I wish to express our gratitude to Sheikh Hasina, Hon’ble Prime Minister of the People’s
Republic of Bangladesh (GoB) for her guidance and encouragement. We are thankful to Mr. Abul
Maal Abdul Muhith, GoB Minister for Finance, Air Vice Marshal (Rtd.) A K Khandker, GoB
Minister for Planning, Dr. Dipu Moni, GoB Minister for Foreign Affairs, and Dr. Hasan
Mahmud, GoB Minister for Environment and Forests for their keen interest in relation to theBangladesh has made remarkable progress over the past two decades, lifting millions out of
poverty and sustaining expanding levels of economic growth. These achievements have been
realized despite major internal and external challenges, including global economic downturns,
natural disasters, and periods of political uncertainty. Reaching the Government of Bangladesh’s
ambitious goal of becoming a middle income country by 2021 – the country’s 50th year
anniversary – will require annual growth rates of between 7.5 and 8% (World Bank 2012). This
growth must be inclusive of poor households and women if Bangladesh hopes to raise income
levels and end extreme poverty.
Expanding levels of economic growth has led to a rise in Bangladesh’s gross national income
(GNI) at 2005 Purchasing Power Parity (PPP), increasing by 79% from $985 GNI per capita in
2000 to $1,768 in 2010. Nonetheless, Bangladesh remains a low-income country, with millions
still living below the international poverty line of $1.25 per day and millions more living on less
than $2.00 per day. By 2010, over 43% of the population lived below the International Extreme
Poverty Line of $1.25 per person per day at 2005 PPP, compared to a poverty headcount of 58%
in 2000. To put this in perspective, in 2010 there were around 65 million Bangladeshis living in
extreme poverty – roughly the same population as the United Kingdom. Bangladesh also has a
large share of its population remaining just above the extreme poverty line and thus remains
vulnerable to external shocks and any adverse fluctuations in income or required spending. For
example, in 2010 some 50 million Bangladeshis were above the $1.25/day extreme poverty line
yet lived on less than $2.00 per day.
The governments of the United States, the United Kingdom, and other countries, as well as
international organizations like the World Bank have committed themselves to help eradicate
extreme poverty by 2030. Assuming no major shocks, continued economic growth at rates
similar to that recorded since 2000 could permit Bangladesh to reduce the prevalence of extreme
poverty to 2.4% by 2030. At the same time, one should bear in mind that in the current
international context, “extreme poverty” is defined relative to an extremely low poverty line –
the average of the poverty lines of the poorest countries in the world. This means that rising
above the $1.25/day line by no means entails escaping “poverty,” but simply becoming a bit less
poor than previously. Although reducing $1.25/day poverty to 2.4% by 2030 would represent an
historic achievement for Bangladesh, reaching the consumption level needed to do that would
still leave more than half the population living on less than $4 per day. In short, for
Bangladeshis to escape from “poverty” as viewed by the citizens of the donor countries will
require sustained and inclusive growth for decades – a marathon, rather than just a sprint to 2030.
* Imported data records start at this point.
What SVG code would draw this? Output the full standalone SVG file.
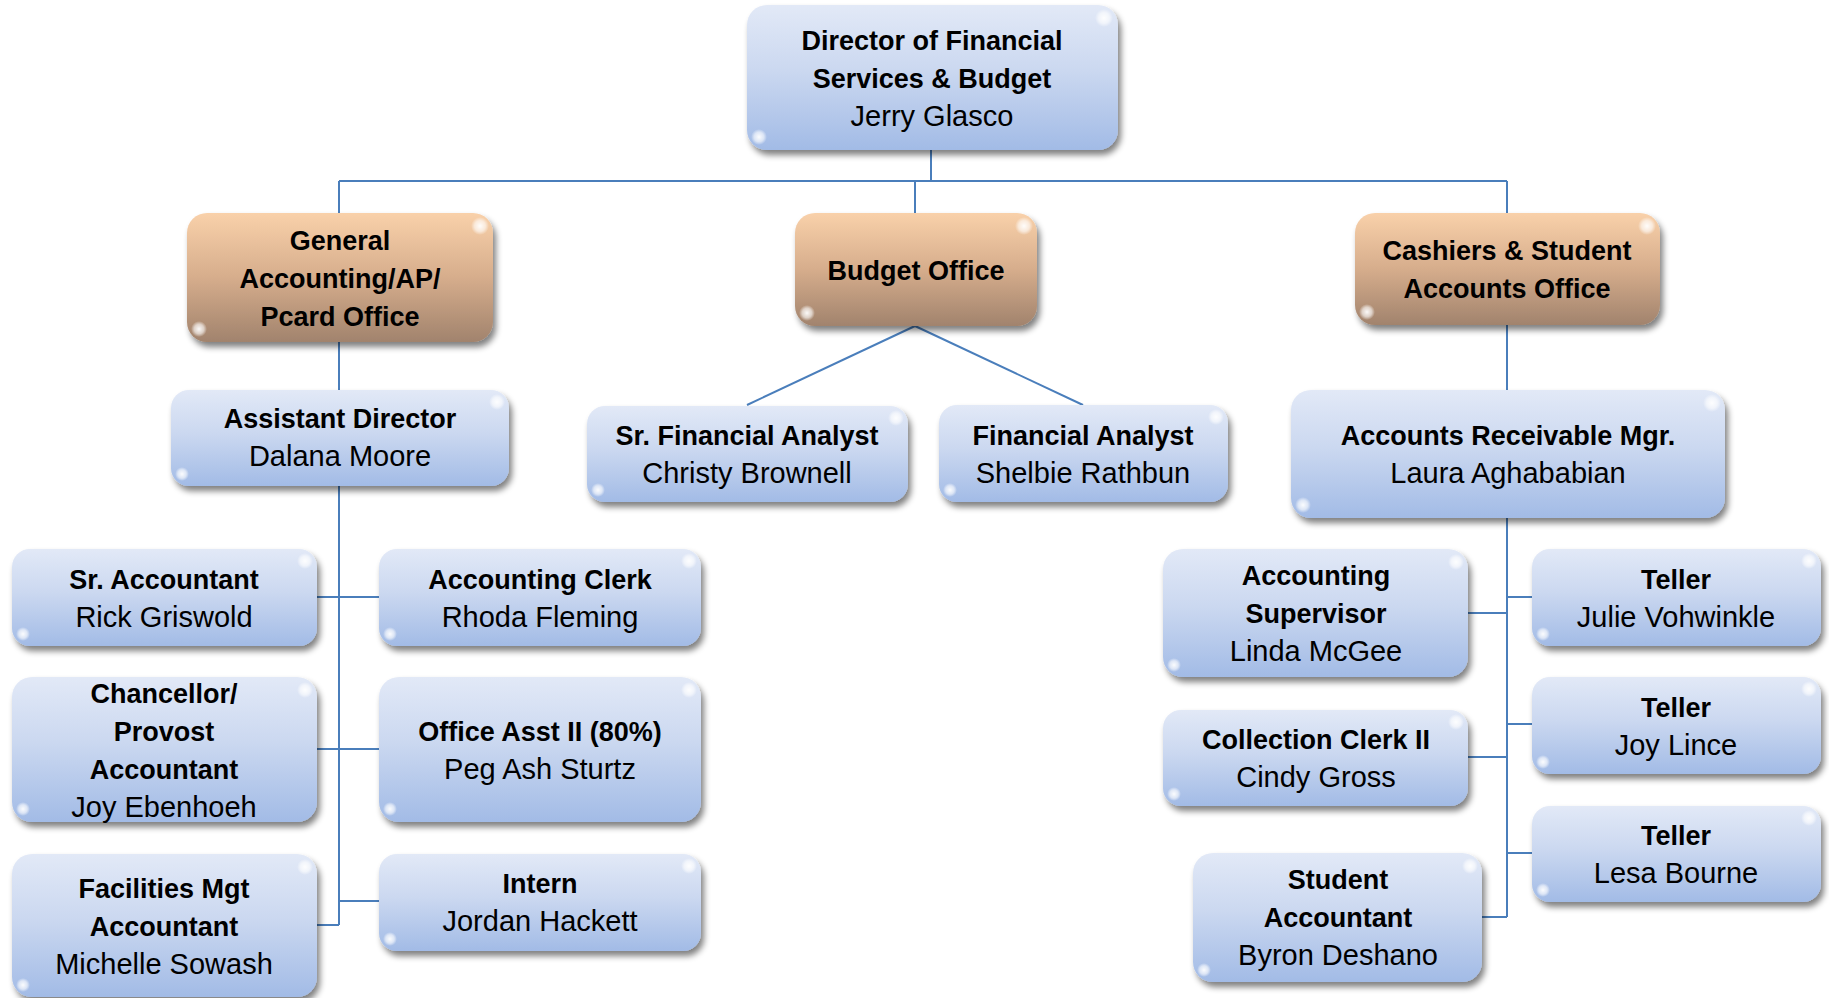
<svg xmlns="http://www.w3.org/2000/svg" width="1829" height="998" viewBox="0 0 1829 998">
<defs>
<linearGradient id="gBlue" x1="0" y1="0" x2="0" y2="1">
<stop offset="0" stop-color="#e2e9f7"/>
<stop offset="0.45" stop-color="#cbd8f0"/>
<stop offset="1" stop-color="#a2bbe6"/>
</linearGradient>
<linearGradient id="gOrange" x1="0" y1="0" x2="0" y2="1">
<stop offset="0" stop-color="#f9d1aa"/>
<stop offset="0.5" stop-color="#d6ad8c"/>
<stop offset="1" stop-color="#a1836d"/>
</linearGradient>
<radialGradient id="hl">
<stop offset="0" stop-color="#ffffff" stop-opacity="0.95"/>
<stop offset="0.6" stop-color="#ffffff" stop-opacity="0.6"/>
<stop offset="1" stop-color="#ffffff" stop-opacity="0"/>
</radialGradient>
<filter id="sh" x="-10%" y="-10%" width="125%" height="135%">
<feGaussianBlur in="SourceAlpha" stdDeviation="3"/>
<feOffset dx="3" dy="5" result="o"/>
<feComponentTransfer><feFuncA type="linear" slope="0.5"/></feComponentTransfer>
<feMerge><feMergeNode/><feMergeNode in="SourceGraphic"/></feMerge>
</filter>
</defs>
<style>
.b{fill:url(#gBlue);filter:url(#sh)}
.o{fill:url(#gOrange);filter:url(#sh)}
.h{fill:url(#hl)}
.t{font-family:"Liberation Sans",Arial,sans-serif;font-size:27px;font-weight:bold;fill:#000;text-anchor:middle}
.n{font-family:"Liberation Sans",Arial,sans-serif;font-size:29px;font-weight:normal;fill:#000;text-anchor:middle}
.c{fill:none;stroke:#4a7ebb;stroke-width:2}
</style>
<rect width="1829" height="998" fill="#ffffff"/>
<g id="connectors" class="c">
<path d="M931 150 V181"/>
<path d="M339 181 H1507"/>
<path d="M915 181 V213"/>
<path d="M339 181 V213"/>
<path d="M1507 181 V213"/>
<path d="M339 342 V390"/>
<path d="M339 486 V925"/>
<path d="M317 597 H379"/>
<path d="M317 749 H379"/>
<path d="M339 901 H379"/>
<path d="M317 925 H339"/>
<path d="M915 326 L747 405"/>
<path d="M915 326 L1083 405"/>
<path d="M1507 325 V390"/>
<path d="M1507 518 V917"/>
<path d="M1468 613 H1507"/>
<path d="M1507 597 H1532"/>
<path d="M1507 724 H1532"/>
<path d="M1468 757 H1507"/>
<path d="M1507 853 H1532"/>
<path d="M1482 917 H1507"/>
</g>
<g id="director">
<rect class="b" x="747" y="5" width="371" height="145" rx="20"/>
<circle class="h" cx="1104" cy="18" r="9"/><circle class="h" cx="759" cy="137" r="8"/>
<text class="t" x="932" y="50">Director of Financial</text>
<text class="t" x="932" y="88">Services &amp; Budget</text>
<text class="n" x="932" y="126">Jerry Glasco</text>
</g>
<g id="general-accounting">
<rect class="o" x="187" y="213" width="306" height="129" rx="20"/>
<circle class="h" cx="480" cy="226" r="9"/><circle class="h" cx="199" cy="329" r="8"/>
<text class="t" x="340" y="250">General</text>
<text class="t" x="340" y="288">Accounting/AP/</text>
<text class="t" x="340" y="326">Pcard Office</text>
</g>
<g id="budget-office">
<rect class="o" x="795" y="213" width="242" height="113" rx="20"/>
<circle class="h" cx="1024" cy="226" r="9"/><circle class="h" cx="807" cy="313" r="8"/>
<text class="t" x="916" y="280">Budget Office</text>
</g>
<g id="cashiers">
<rect class="o" x="1355" y="213" width="305" height="112" rx="20"/>
<circle class="h" cx="1647" cy="226" r="9"/><circle class="h" cx="1367" cy="312" r="8"/>
<text class="t" x="1507" y="260">Cashiers &amp; Student</text>
<text class="t" x="1507" y="298">Accounts Office</text>
</g>
<g id="assistant-director">
<rect class="b" x="171" y="390" width="338" height="96" rx="18"/>
<circle class="h" cx="497" cy="402" r="8"/><circle class="h" cx="182" cy="474" r="7"/>
<text class="t" x="340" y="428">Assistant Director</text>
<text class="n" x="340" y="466">Dalana Moore</text>
</g>
<g id="sr-financial-analyst">
<rect class="b" x="587" y="406" width="321" height="96" rx="18"/>
<circle class="h" cx="896" cy="418" r="8"/><circle class="h" cx="598" cy="490" r="7"/>
<text class="t" x="747" y="445">Sr. Financial Analyst</text>
<text class="n" x="747" y="483">Christy Brownell</text>
</g>
<g id="financial-analyst">
<rect class="b" x="939" y="405" width="289" height="97" rx="18"/>
<circle class="h" cx="1216" cy="417" r="8"/><circle class="h" cx="950" cy="490" r="7"/>
<text class="t" x="1083" y="445">Financial Analyst</text>
<text class="n" x="1083" y="483">Shelbie Rathbun</text>
</g>
<g id="accounts-receivable-mgr">
<rect class="b" x="1291" y="390" width="434" height="128" rx="20"/>
<circle class="h" cx="1712" cy="403" r="9"/><circle class="h" cx="1303" cy="505" r="8"/>
<text class="t" x="1508" y="445">Accounts Receivable Mgr.</text>
<text class="n" x="1508" y="483">Laura Aghababian</text>
</g>
<g id="sr-accountant">
<rect class="b" x="12" y="549" width="305" height="97" rx="18"/>
<circle class="h" cx="305" cy="561" r="8"/><circle class="h" cx="23" cy="634" r="7"/>
<text class="t" x="164" y="589">Sr. Accountant</text>
<text class="n" x="164" y="627">Rick Griswold</text>
</g>
<g id="accounting-clerk">
<rect class="b" x="379" y="549" width="322" height="97" rx="18"/>
<circle class="h" cx="689" cy="561" r="8"/><circle class="h" cx="390" cy="634" r="7"/>
<text class="t" x="540" y="589">Accounting Clerk</text>
<text class="n" x="540" y="627">Rhoda Fleming</text>
</g>
<g id="chancellor-provost-accountant">
<rect class="b" x="12" y="677" width="305" height="145" rx="20"/>
<circle class="h" cx="305" cy="690" r="8"/><circle class="h" cx="23" cy="809" r="7"/>
<text class="t" x="164" y="703">Chancellor/</text>
<text class="t" x="164" y="741">Provost</text>
<text class="t" x="164" y="779">Accountant</text>
<text class="n" x="164" y="817">Joy Ebenhoeh</text>
</g>
<g id="office-asst">
<rect class="b" x="379" y="677" width="322" height="145" rx="20"/>
<circle class="h" cx="689" cy="690" r="8"/><circle class="h" cx="390" cy="809" r="7"/>
<text class="t" x="540" y="741">Office Asst II (80%)</text>
<text class="n" x="540" y="779">Peg Ash Sturtz</text>
</g>
<g id="facilities-mgt-accountant">
<rect class="b" x="12" y="854" width="305" height="143" rx="20"/>
<circle class="h" cx="305" cy="867" r="8"/><circle class="h" cx="23" cy="985" r="7"/>
<text class="t" x="164" y="898">Facilities Mgt</text>
<text class="t" x="164" y="936">Accountant</text>
<text class="n" x="164" y="974">Michelle Sowash</text>
</g>
<g id="intern">
<rect class="b" x="379" y="854" width="322" height="97" rx="18"/>
<circle class="h" cx="689" cy="866" r="8"/><circle class="h" cx="390" cy="939" r="7"/>
<text class="t" x="540" y="893">Intern</text>
<text class="n" x="540" y="931">Jordan Hackett</text>
</g>
<g id="accounting-supervisor">
<rect class="b" x="1163" y="549" width="305" height="128" rx="20"/>
<circle class="h" cx="1456" cy="562" r="8"/><circle class="h" cx="1174" cy="665" r="7"/>
<text class="t" x="1316" y="585">Accounting</text>
<text class="t" x="1316" y="623">Supervisor</text>
<text class="n" x="1316" y="661">Linda McGee</text>
</g>
<g id="collection-clerk">
<rect class="b" x="1163" y="710" width="305" height="96" rx="18"/>
<circle class="h" cx="1456" cy="722" r="8"/><circle class="h" cx="1174" cy="794" r="7"/>
<text class="t" x="1316" y="749">Collection Clerk II</text>
<text class="n" x="1316" y="787">Cindy Gross</text>
</g>
<g id="student-accountant">
<rect class="b" x="1193" y="853" width="289" height="129" rx="20"/>
<circle class="h" cx="1470" cy="866" r="8"/><circle class="h" cx="1204" cy="970" r="7"/>
<text class="t" x="1338" y="889">Student</text>
<text class="t" x="1338" y="927">Accountant</text>
<text class="n" x="1338" y="965">Byron Deshano</text>
</g>
<g id="teller-julie">
<rect class="b" x="1532" y="549" width="289" height="97" rx="18"/>
<circle class="h" cx="1809" cy="561" r="8"/><circle class="h" cx="1543" cy="634" r="7"/>
<text class="t" x="1676" y="589">Teller</text>
<text class="n" x="1676" y="627">Julie Vohwinkle</text>
</g>
<g id="teller-joy">
<rect class="b" x="1532" y="677" width="289" height="97" rx="18"/>
<circle class="h" cx="1809" cy="689" r="8"/><circle class="h" cx="1543" cy="762" r="7"/>
<text class="t" x="1676" y="717">Teller</text>
<text class="n" x="1676" y="755">Joy Lince</text>
</g>
<g id="teller-lesa">
<rect class="b" x="1532" y="806" width="289" height="96" rx="18"/>
<circle class="h" cx="1809" cy="818" r="8"/><circle class="h" cx="1543" cy="890" r="7"/>
<text class="t" x="1676" y="845">Teller</text>
<text class="n" x="1676" y="883">Lesa Bourne</text>
</g>
</svg>
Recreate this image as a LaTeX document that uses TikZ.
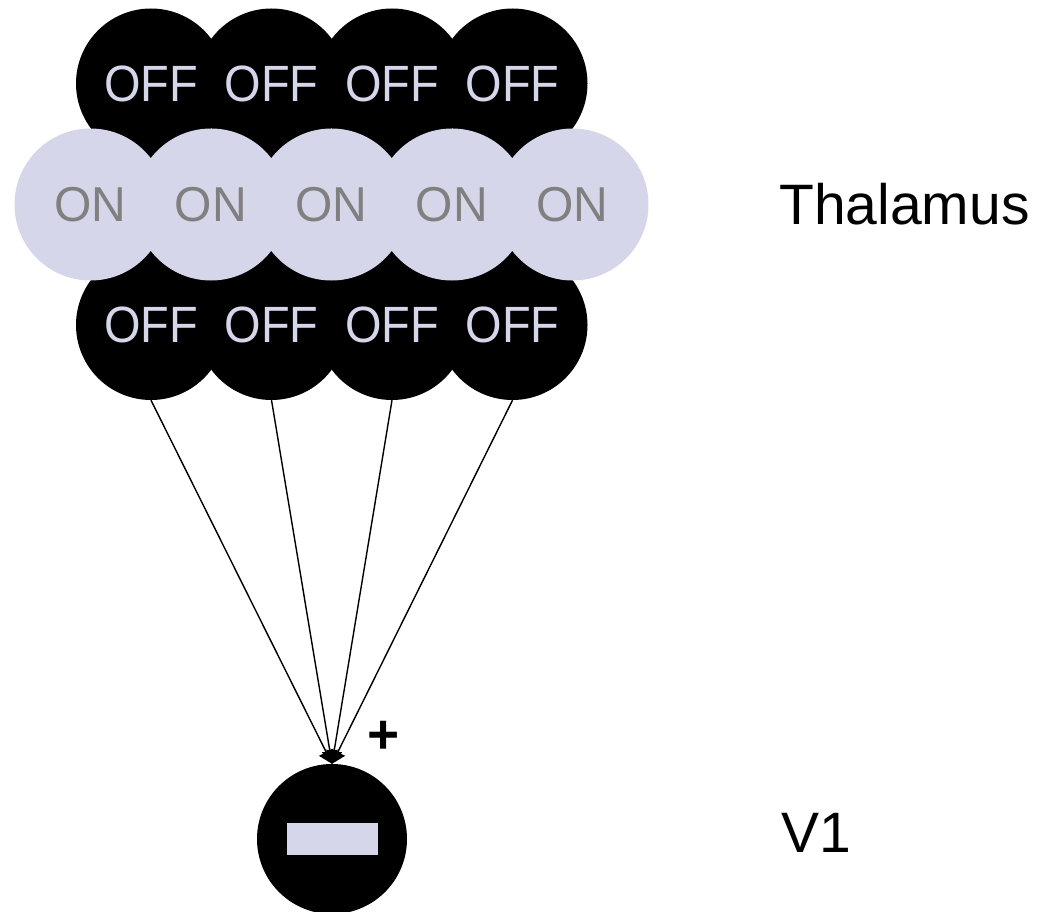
\documentclass[tikz,border=0pt]{standalone}
\usepackage{fontspec}
\setmainfont{Liberation Sans}
\usetikzlibrary{arrows.meta}
\definecolor{lav}{RGB}{214,214,234}
\definecolor{ongray}{RGB}{128,128,128}
\newcommand{\offtxt}{\scalebox{0.92}[1]{\fontsize{51}{60}\selectfont OFF}}
\newcommand{\ontxt}{\scalebox{0.98}[1]{\fontsize{49}{58}\selectfont ON}}
\begin{document}
\begin{tikzpicture}[x=1pt,y=-1pt,
  offcell/.style={circle,fill=black,minimum size=150pt,inner sep=0pt,text=lav},
  oncell/.style={circle,fill=lav,minimum size=152pt,inner sep=0pt,text=ongray},
  link/.style={line width=1.4pt,-{Triangle[length=13pt,width=16pt]}},
  biglabel/.style={font=\fontsize{57}{66}\selectfont,text=black,inner sep=0pt}]
\useasboundingbox (0,0) rectangle (1039,912);
% top OFF row
\node[offcell] (t1) at (151,83.5) {\offtxt};
\node[offcell] (t2) at (271.5,83.5) {\offtxt};
\node[offcell] (t3) at (392,83.5) {\offtxt};
\node[offcell] (t4) at (512.5,83.5) {\offtxt};
% bottom OFF row
\node[offcell] (b1) at (151,325) {\offtxt};
\node[offcell] (b2) at (271.5,325) {\offtxt};
\node[offcell] (b3) at (392,325) {\offtxt};
\node[offcell] (b4) at (512.5,325) {\offtxt};
% ON row
\node[oncell] (o1) at (90.5,204.5) {\ontxt};
\node[oncell] (o2) at (211,204.5) {\ontxt};
\node[oncell] (o3) at (331.5,204.5) {\ontxt};
\node[oncell] (o4) at (452,204.5) {\ontxt};
\node[oncell] (o5) at (572.5,204.5) {\ontxt};
% V1 neuron
\node[circle,fill=black,minimum size=150pt,inner sep=0pt] (v1) at (332,839) {};
\node[fill=lav,minimum width=91pt,minimum height=32pt,inner sep=0pt] (bar) at (v1.center) {};
% connections
\draw[link] (b1.south) -- (v1.north);
\draw[link] (b2.south) -- (v1.north);
\draw[link] (b3.south) -- (v1.north);
\draw[link] (b4.south) -- (v1.north);
% labels
\node[biglabel,font=\fontsize{55}{64}\selectfont\bfseries] (plus) at (384,737) {+};
\node[biglabel] (thal) at (904.5,204.5) {Thalamus};
\node[biglabel] (v1lab) at (816,832.5) {V1};
\end{tikzpicture}
\end{document}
As a result, policies and programs should keep both the long-term as well as medium-term goals
in mind.
The purpose of this analysis is to identify the binding constraints that deter households and firms
from making investments and taking risks that would significantly increase their incomes. The
analysis is not intended to dictate specific interventions, but rather to provide a framework that
will focus attention on the most pressing obstacles to development. The relative productivities of public and private investment in less developed countries
(LDCs) are obviously an important issue. The impact of public and private investment on
economic growth has attracted renewed attention in recent years. The worldwide shift
towards a growth strategy underscoring market forces and private sector leadership prior
to the ongoing global financial and economic crisis led to a curtailment of the public sector
from production and to a redefinition of its role in the development process in many
countries. Under the guiding principle, the public sector should concentrate its resources in
areas where it supports, rather than crowd out the private sector [see, Luis (1996)]. In
academic cycles, the macroeconomic impact of public and private investment on economic
growth was brought to center stage by Aschauer (1989a, b), who analyzed the impact of
public capital accumulation on US private investment and output empirically, and found a
sizable positive effect in both cases. Aschauer's work was followed by a rapidly growing
literature reexamined his results – the results of which remain controversial - from both
micro and macroeconomic perspectives [see, Gramlich (1994) for extensive review] and an
extension of his analysis to other countries [e.g., Berndt and Hansson (1992), Argimon et.
al. (1995)]. Rahaman et.al (2005) found that the marginal productivity of private and public
investment is different in Bangladesh. In addition, private investment plays a much larger
role in the growth process of Bangladesh.
This study adopted an approach suggested by Khan and Reinhart (1990) and Nazmi and
Ramirez (1997 and 2003). It revisits empirically the impact of public and private investment
on economic growth. The study develops a simple analytical model embodying the
distinction between public and private investment and implements it using aggregate
public and private gross capital formation data for Bangladesh during 1972-73 to 2010-11
period. The empirical implementation then followed a co-integration approach that makes
use of long-run and short-run analysis.
The key findings of the study concluded that there is a short-run and long-run relationship
between public and private investment and economic growth in Bangladesh. This implies
that public and private investment impact positively economic growth in the short and
long run process. In addition, it confirms that private investment is more effective in the
long run then public investment. The results of short run dynamics reveals that, the error
correction term (ECM) is negative and significant (-0.36), which means that 36% of the
disequilibrium will be adjusted annually and approximately after 3 (three) years short term
dynamics will reach at equilibrium level. It implies that the gestation period of most of the
public and private capital investment in Bangladesh is three years.